Task statement: Transcribe the records below from the first line to the line that includes "return (px - ML) / PW", inclusive, and omit the pictures.

(Rows from a dataset of charts and code)
-*-*-
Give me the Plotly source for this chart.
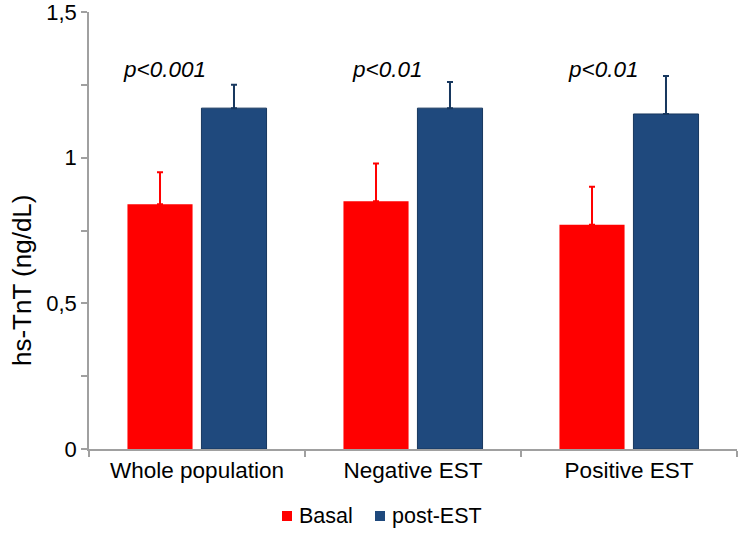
import plotly.graph_objects as go

categories = ["Whole population", "Negative EST", "Positive EST"]
basal = [0.84, 0.85, 0.77]
basal_err = [0.11, 0.13, 0.13]
post = [1.17, 1.17, 1.15]
post_err = [0.08, 0.09, 0.13]
p_labels = ["p<0.001", "p<0.01", "p<0.01"]
y_tickvals = [0, 0.25, 0.5, 0.75, 1, 1.25, 1.5]
y_ticktext = ["0", "", "0,5", "", "1", "", "1,5"]
y_title = "hs-TnT (ng/dL)"
series_names = ["Basal", "post-EST"]
series_colors = ["#FF0000", "#1F497D"]

FONT = "Liberation Sans, Arial, sans-serif"
W, H = 740, 533
ML, MR, MT, MB = 89, 3, 12, 84
PW, PH = W - ML - MR, H - MT - MB


def px_x(px):
    return (px - ML) / PW


def px_y(py):
    return (H - MB - py) / PH


fig = go.Figure()
fig.add_trace(go.Bar(
    name=series_names[0], x=categories, y=basal, showlegend=False,
    marker=dict(color=series_colors[0], line=dict(width=0)),
    error_y=dict(type="data", symmetric=False, array=basal_err,
                 arrayminus=[0] * len(basal_err), color="#FF0000",
                 thickness=2, width=3),
))
fig.add_trace(go.Bar(
    name=series_names[1], x=categories, y=post, showlegend=False,
    marker=dict(color=series_colors[1], line=dict(width=1, color="#17375E")),
    error_y=dict(type="data", symmetric=False, array=post_err,
                 arrayminus=[0] * len(post_err), color="#17375E",
                 thickness=2, width=3),
))

for c, t in zip(categories, p_labels):
    fig.add_annotation(x=c, y=1.304, text=f"<i>{t}</i>", showarrow=False,
                       xanchor="right", xshift=11,
                       font=dict(size=22.5, color="#000000", family=FONT))

# y-axis title as rotated text (sits below the plot-area centre in the reference)
fig.add_annotation(xref="paper", yref="paper", x=px_x(22), y=px_y(281),
                   text=y_title, textangle=-90, showarrow=False,
                   xanchor="center", yanchor="middle",
                   font=dict(size=26, color="#000000", family=FONT))

# legend drawn as squares + text, below the axis
legend_sq_left = [282, 375]
legend_text_left = [297, 390]
for name, col, sx, tx in zip(series_names, series_colors, legend_sq_left, legend_text_left):
    fig.add_shape(type="rect", xref="paper", yref="paper",
                  x0=px_x(sx), x1=px_x(sx + 10), y0=px_y(521), y1=px_y(511),
                  fillcolor=col, line=dict(width=0))
    fig.add_annotation(xref="paper", yref="paper", x=px_x(tx), y=px_y(516),
                       text=name, showarrow=False, xanchor="left", yanchor="middle",
                       font=dict(size=21.5, color="#000000", family=FONT))

fig.update_layout(
    width=W, height=H,
    margin=dict(l=ML, r=MR, t=MT, b=MB, autoexpand=False),
    paper_bgcolor="white", plot_bgcolor="white",
    barmode="group", bargap=0.315, bargroupgap=0.12,
    font=dict(family=FONT, color="#000000"),
    showlegend=False,
    xaxis=dict(
        automargin=False,
        showline=True, linecolor="#A0A0A0", linewidth=1.5,
        ticks="outside", tickson="boundaries", ticklen=6,
        tickcolor="#A0A0A0", tickwidth=1.5,
        tickfont=dict(size=22.5, family=FONT, color="#000000"),
        showgrid=False, zeroline=False,
    ),
    yaxis=dict(
        automargin=False,
        range=[0, 1.5], tickvals=y_tickvals, ticktext=y_ticktext,
        ticklabeloverflow="allow",
        showline=True, linecolor="#A0A0A0", linewidth=1.5,
        ticks="outside", ticklen=6, tickcolor="#A0A0A0", tickwidth=1.5,
        tickfont=dict(size=22, family=FONT, color="#000000"),
        showgrid=False, zeroline=False,
    ),
)

fig.write_html("out.html", config={"displayModeBar": False},
               post_script="document.body.style.margin='0';")
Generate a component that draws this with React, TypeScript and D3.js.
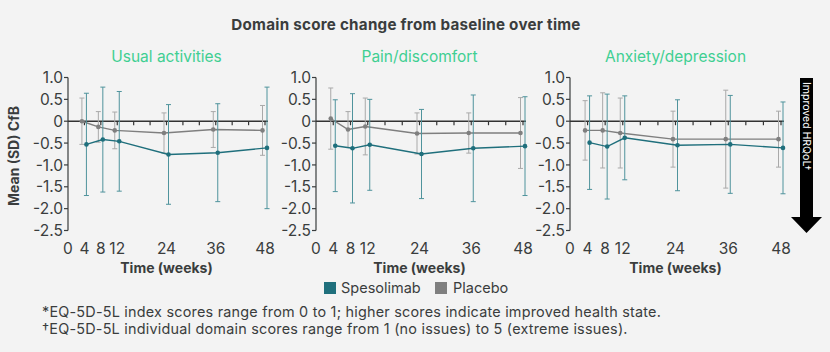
import React from 'react';
import * as d3 from 'd3';

const weeks = [4, 8, 12, 24, 36, 48];
const xTickLabels = [0, 4, 8, 12, 24, 36, 48];
const yTicks = [1.0, 0.5, 0, -0.5, -1.0, -1.5, -2.0, -2.5];
const domains = ['Usual activities', 'Pain/discomfort', 'Anxiety/depression'];

// Spesolimab mean / SD per domain
const usualSpeMean = [-0.53, -0.42, -0.46, -0.76, -0.72, -0.61];
const usualSpeSd = [1.17, 1.2, 1.14, 1.14, 1.12, 1.39];
const painSpeMean = [-0.56, -0.62, -0.54, -0.75, -0.62, -0.57];
const painSpeSd = [1.05, 1.25, 1.04, 1.02, 1.22, 1.13];
const anxSpeMean = [-0.49, -0.58, -0.38, -0.55, -0.53, -0.61];
const anxSpeSd = [1.07, 1.2, 0.96, 1.04, 1.12, 1.05];

// Placebo mean / SD per domain
const usualPlaMean = [0, -0.13, -0.21, -0.27, -0.19, -0.21];
const usualPlaSd = [0.53, 0.35, 0.42, 0.46, 0.41, 0.57];
const painPlaMean = [0.06, -0.19, -0.12, -0.28, -0.27, -0.27];
const painPlaSd = [0.7, 0.41, 0.65, 0.47, 0.46, 0.81];
const anxPlaMean = [-0.21, -0.21, -0.27, -0.41, -0.41, -0.41];
const anxPlaSd = [0.68, 0.86, 0.8, 0.64, 1.12, 0.64];

const speMeans = [usualSpeMean, painSpeMean, anxSpeMean];
const speSds = [usualSpeSd, painSpeSd, anxSpeSd];
const plaMeans = [usualPlaMean, painPlaMean, anxPlaMean];
const plaSds = [usualPlaSd, painPlaSd, anxPlaSd];

const W = 830;
const H = 352;
const BG = '#f3f3f3';
const TEAL = '#1f6f7c';
const TEAL_BAR = '#4f939c';
const GREY = '#7f7f7f';
const GREY_BAR = '#a9a9a9';
const MINT = '#3fcf92';
const TEXT = '#3a3d3d';
const FONT = 'Inter, Roboto, sans-serif';

// panel layout (axis origin / week-48 position)
const panelX = [[68, 265], [316, 523], [570, 781]];
const yTop = 77.5;
const yBottom = 230.5;

type SeriesProps = {
  x: d3.ScaleLinear<number, number>;
  y: d3.ScaleLinear<number, number>;
  mean: number[];
  sd: number[];
  dx: number;
  line: string;
  bar: string;
};

const Series = ({ x, y, mean, sd, dx, line, bar }: SeriesProps) => {
  const pts = weeks.map((w, i) => [x(w) + dx, y(mean[i])] as [number, number]);
  const path = d3.line()(pts) || '';
  return (
    <g>
      {weeks.map((w, i) => {
        const cx = x(w) + dx;
        const y1 = y(mean[i] + sd[i]);
        const y2 = y(mean[i] - sd[i]);
        return (
          <g key={w} stroke={bar} strokeWidth={1}>
            <line x1={cx} x2={cx} y1={y1} y2={y2} />
            <line x1={cx - 2.5} x2={cx + 2.5} y1={y1} y2={y1} />
            <line x1={cx - 2.5} x2={cx + 2.5} y1={y2} y2={y2} />
          </g>
        );
      })}
      <path d={path} fill="none" stroke={line} strokeWidth={1.4} />
      {pts.map((p, i) => (
        <circle key={i} cx={p[0]} cy={p[1]} r={2.3} fill={line} />
      ))}
    </g>
  );
};

const Panel = ({ idx }: { idx: number }) => {
  const [x0, x1] = panelX[idx];
  const x = d3.scaleLinear().domain([0, 48]).range([x0, x1]);
  const y = d3.scaleLinear().domain([-2.5, 1.0]).range([yBottom, yTop]);
  const zeroTicks = d3.range(4, 49, 4);
  return (
    <g>
      <text x={(x0 + x1) / 2} y={62} textAnchor="middle" fill={MINT} fontSize={15.5} fontFamily={FONT}>
        {domains[idx]}
      </text>
      {/* y axis */}
      <line x1={x0} x2={x0} y1={yTop} y2={yBottom} stroke={TEXT} strokeWidth={1.2} />
      {yTicks.map(t => (
        <g key={t}>
          <line x1={x0 - 4} x2={x0} y1={y(t)} y2={y(t)} stroke={TEXT} strokeWidth={1.2} />
          <text x={x0 - 5} y={y(t)} dy="0.36em" textAnchor="end" fontSize={15.5} fill={TEXT} fontFamily={FONT}>
            {t === 0 ? '0' : t.toFixed(1)}
          </text>
        </g>
      ))}
      {/* zero line with week ticks */}
      <line x1={x0} x2={x1 + 3} y1={y(0)} y2={y(0)} stroke="#333" strokeWidth={1.5} />
      {zeroTicks.map(w => (
        <line key={w} x1={x(w)} x2={x(w)} y1={y(0)} y2={y(0) + 4} stroke="#333" strokeWidth={1.2} />
      ))}
      <Series x={x} y={y} mean={plaMeans[idx]} sd={plaSds[idx]} dx={-2.5} line={GREY} bar={GREY_BAR} />
      <Series x={x} y={y} mean={speMeans[idx]} sd={speSds[idx]} dx={2} line={TEAL} bar={TEAL_BAR} />
      {xTickLabels.map(t => (
        <text key={t} x={x(t)} y={254} textAnchor="middle" fontSize={15.5} fill={TEXT} fontFamily={FONT}>
          {t}
        </text>
      ))}
      <text x={(x0 + x1) / 2} y={273} textAnchor="middle" fontSize={14} fontWeight="bold" fill={TEXT} fontFamily={FONT}>
        Time (weeks)
      </text>
    </g>
  );
};

export default function App() {
  return (
    <svg width={W} height={H} style={{ position: 'absolute', left: 0, top: 0, background: BG }}>
      <rect width={W} height={H} fill={BG} />
      <text x={406} y={30} textAnchor="middle" fontSize={15.2} letterSpacing={0.25} fontWeight="bold" fill={TEXT} fontFamily={FONT}>
        Domain score change from baseline over time
      </text>
      <text transform="translate(19,156) rotate(-90)" textAnchor="middle" fontSize={14} fontWeight="bold" fill={TEXT} fontFamily={FONT}>
        Mean (SD) CfB
      </text>
      {domains.map((d, i) => (
        <Panel key={d} idx={i} />
      ))}
      {/* improved HRQoL arrow */}
      <path d="M800,78 L813,78 L813,217 L822,217 L806.5,233 L791,217 L800,217 Z" fill="#000" />
      <text transform="translate(806.5,82) rotate(90)" fontSize={10.5} fill="#fff" fontFamily={FONT} dy="0.35em">
        Improved HRQoL†
      </text>
      {/* legend */}
      <rect x={324} y={282} width={12} height={12} fill={TEAL} />
      <text x={341} y={293} fontSize={14.5} fill={TEXT} fontFamily={FONT}>Spesolimab</text>
      <rect x={435} y={282} width={12} height={12} fill={GREY} />
      <text x={453} y={293} fontSize={14.5} fill={TEXT} fontFamily={FONT}>Placebo</text>
      {/* footnotes */}
      <text x={42} y={317} fontSize={14.4} letterSpacing={0.22} fill={TEXT} fontFamily={FONT}>
        *EQ-5D-5L index scores range from 0 to 1; higher scores indicate improved health state.
      </text>
      <text x={42} y={334} fontSize={14.4} letterSpacing={0.22} fill={TEXT} fontFamily={FONT}>
        †EQ-5D-5L individual domain scores range from 1 (no issues) to 5 (extreme issues).
      </text>
    </svg>
  );
}
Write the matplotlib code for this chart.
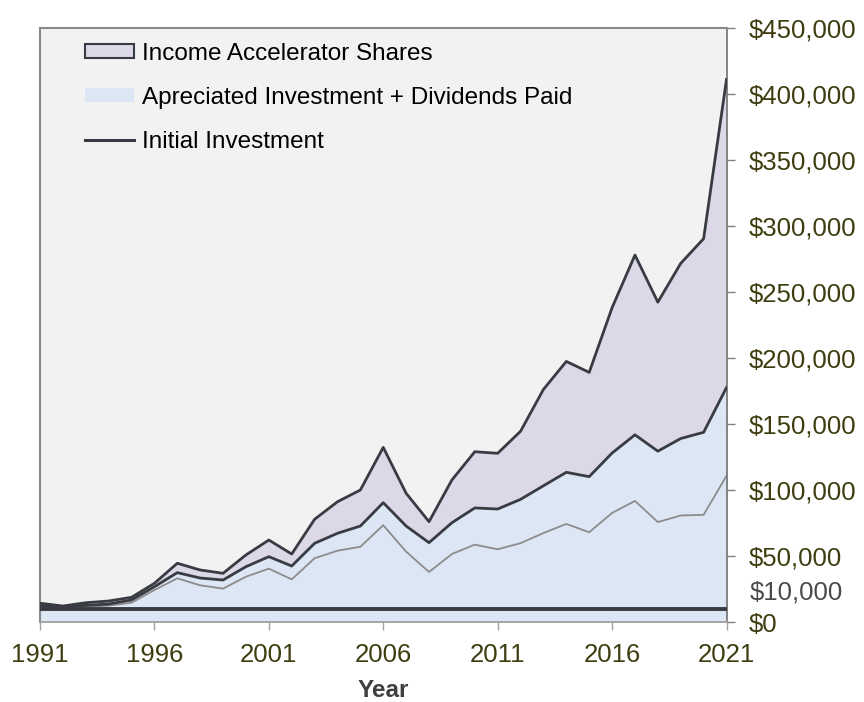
-*-*-
Result of the exercise:
Give me the Plotly source for this chart.
import plotly.graph_objects as go

categories = ["Whole population", "Negative EST", "Positive EST"]
basal = [0.84, 0.85, 0.77]
basal_err = [0.11, 0.13, 0.13]
post = [1.17, 1.17, 1.15]
post_err = [0.08, 0.09, 0.13]
p_labels = ["p<0.001", "p<0.01", "p<0.01"]
y_tickvals = [0, 0.25, 0.5, 0.75, 1, 1.25, 1.5]
y_ticktext = ["0", "", "0,5", "", "1", "", "1,5"]
y_title = "hs-TnT (ng/dL)"
series_names = ["Basal", "post-EST"]
series_colors = ["#FF0000", "#1F497D"]

FONT = "Liberation Sans, Arial, sans-serif"
W, H = 740, 533
ML, MR, MT, MB = 89, 3, 12, 84
PW, PH = W - ML - MR, H - MT - MB


def px_x(px):
    return (px - ML) / PW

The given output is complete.